In a significant pronouncement affirming the principles of natural justice and reformative jurisprudence, the Supreme Court of India has quashed an arbitrary order of the Ministry of Home Affairs (MHA) that disallowed the premature release of a life convict, Rohit Chaturvedi. The Court underscored that executive discretion in matters of remission must be exercised with proper reasoning and cannot be based solely on the heinousness of the crime.

Key Background and Procedural History

The case originated from the conviction of Rohit Chaturvedi for murder under Sections 120B/302 IPC, leading to a life imprisonment sentence by the Special Judge, Dehradun, in 2007. His subsequent appeals were dismissed, culminating in this Court’s dismissal of his SLP in 2013. After approximately twenty-two years of incarceration, Rohit Chaturvedi sought premature release. Initially, the State of Uttarakhand recommended his release. However, the MHA, Union of India, by a letter dated July 9, 2025, rejected this recommendation. This rejection was challenged by the petitioner, arguing it was a non-speaking order, especially given that a co-accused, Amarmani Tripathi, had already been granted premature release by the Government of Uttar Pradesh.

Core Legal Analysis: The Imperative of a Reasoned Order

The Supreme Court, after hearing submissions from the petitioner’s counsel, the State of Uttarakhand, and the Additional Solicitor General for the Union of India, found the MHA’s impugned letter to be "ex facie non-speaking" and "cryptic." The Court noted that the letter made a bare reference to considering certain documents but "conspicuously fails to indicate what weighed with the Competent Authority in rejecting the proposal for premature release." It held that an order affecting personal liberty must be reasoned, reflecting due application of mind, and that the absence of reasons frustrates the right to effective judicial review. The Court highlighted that executive discretion in remission, though broad, "is not uncanalised and must necessarily be exercised on relevant, rational, and non-discriminatory considerations."

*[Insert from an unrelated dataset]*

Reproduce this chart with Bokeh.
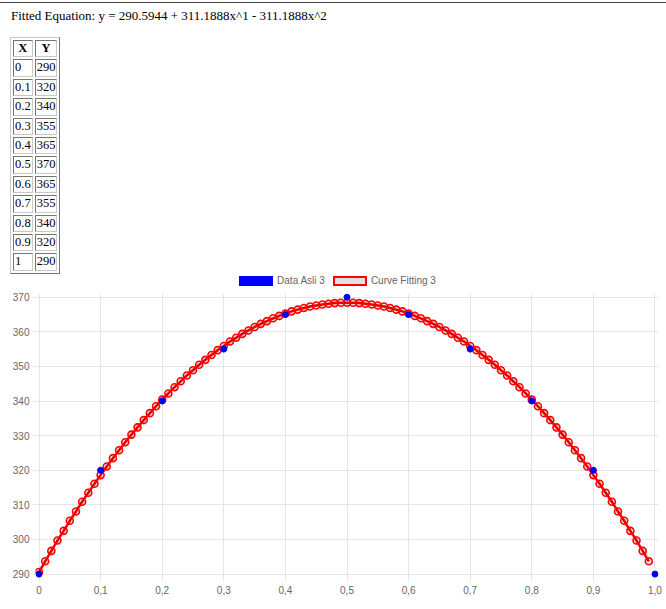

Ratio Decidendi: Principles of Remission and Reformative Justice

The Court reiterated that the denial of remission cannot rest solely on the ground of the heinousness of the crime, as "the gravity and heinousness of the offence stand exhausted at the stage of sentencing." Remission is an executive function concerned with the prisoner’s present and future conduct, evidence of reformation, and prospects of reintegration into society. Relying on earlier judgments like Laxman Naskar v. State of W.B. (2000) and Satish v. State of U.P. (2021), the Court emphasized factors such as the prisoner’s conduct in custody, potential for future crime, and socio-economic condition of the family. The Court also invoked philosophical insights from Plato to underline that punishment aims at prevention and reformation, not merely retribution. The Court observed that a criminal justice system refusing to look beyond the gravity of the offence to the offender’s transformation "will betray its reformative ideal."

Conclusion and Implications

Considering the cumulative reasons, including the State Government’s recommendation, the petitioner’s good conduct during over two decades of incarceration, and the premature release of a co-accused, the Supreme Court had "no hesitation to hold that the impugned letter dated 09.07.2025 of MHA... is arbitrary, non-speaking, unsustainable in law and merit and is therefore set aside and quashed." The Court declared Rohit Chaturvedi entitled to premature release, making his interim bail permanent. This judgment reinforces the requirement for transparent, reasoned decision-making by executive authorities in remission cases, aligning it with the reformative goals of the Indian criminal justice system.